As a deadly bonus to all that, China still harbors long memories of various humiliations forced on them by Western nations in the 19th Century.

In Vladimir Putin’s Russia, we have a country both paranoid about Western intentions and contemptuous of Western resolve. That’s a formula for the kind of revanchism we’ve seen Russia indulge in Crimea and eastern Ukraine in recent years, and perhaps more dangerous adventurism in the future.

Whatever actions Putin takes, I’ll go on the record now that his rejection of joining the West during Communist China’s ascent will go down as one of history’s greatest geopolitical self-owns.

Going further afield from a map of national interests and armed forces, we can see even more potential flashpoints: A nuclear weapon wielded by terrorists, an even worse virus escaping a Wuhan lab, a “lights out” cyberattack on America’s energy grid, a resumption of Arab-Israeli hostilities in the oil-rich Middle East as America’s Democrats purposely squander our renewed energy independence.

What I don’t mean to do here is engage in any fear-mongering: Global war is not inevitable.

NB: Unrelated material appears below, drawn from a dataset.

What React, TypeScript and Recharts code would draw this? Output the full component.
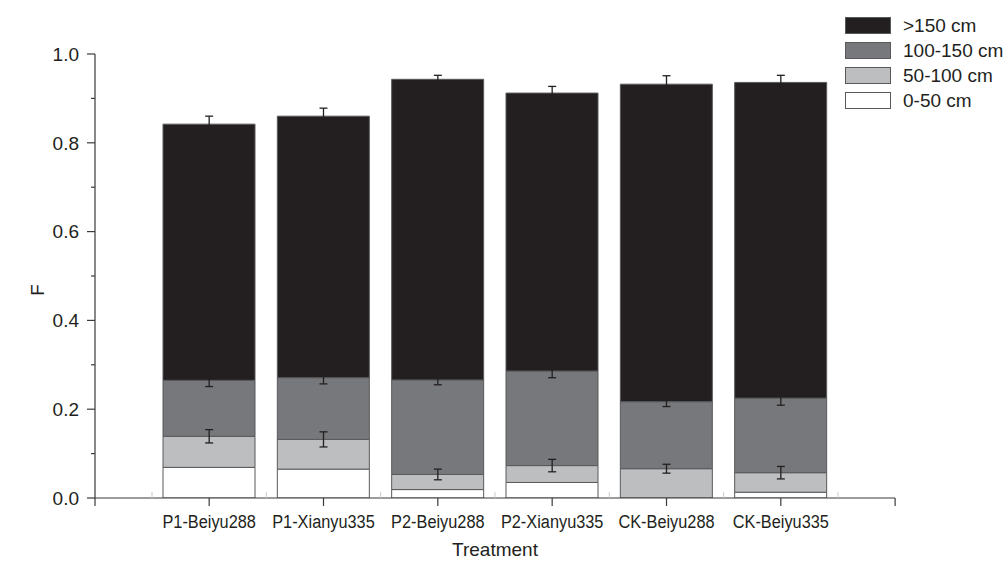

It isn’t often appreciated, but World War One almost kicked off a couple of years early during the Moroccan Crisis between Germany and France — but wiser heads prevailed. President John Kennedy and his Executive Committee devised a novel solution to the Cuban Missile Crisis, allowing both sides to back down before committing to the unthinkable. President Ronald Reagan, more than any other single person, saw the Soviet Union’s weak spots and set us on a path to winning the Cold War without a shot.

Critical thinking can prevent a war just as surely as hot tempers or simmering passions can start one.

The important thing is to analyze potential hot spots — as I’ve tried to do in some small way today — long ahead of time, in order to lay the foundation for the critical thinking necessary for wiser heads to prevail when the proverbial stuff hits the metaphorical fan.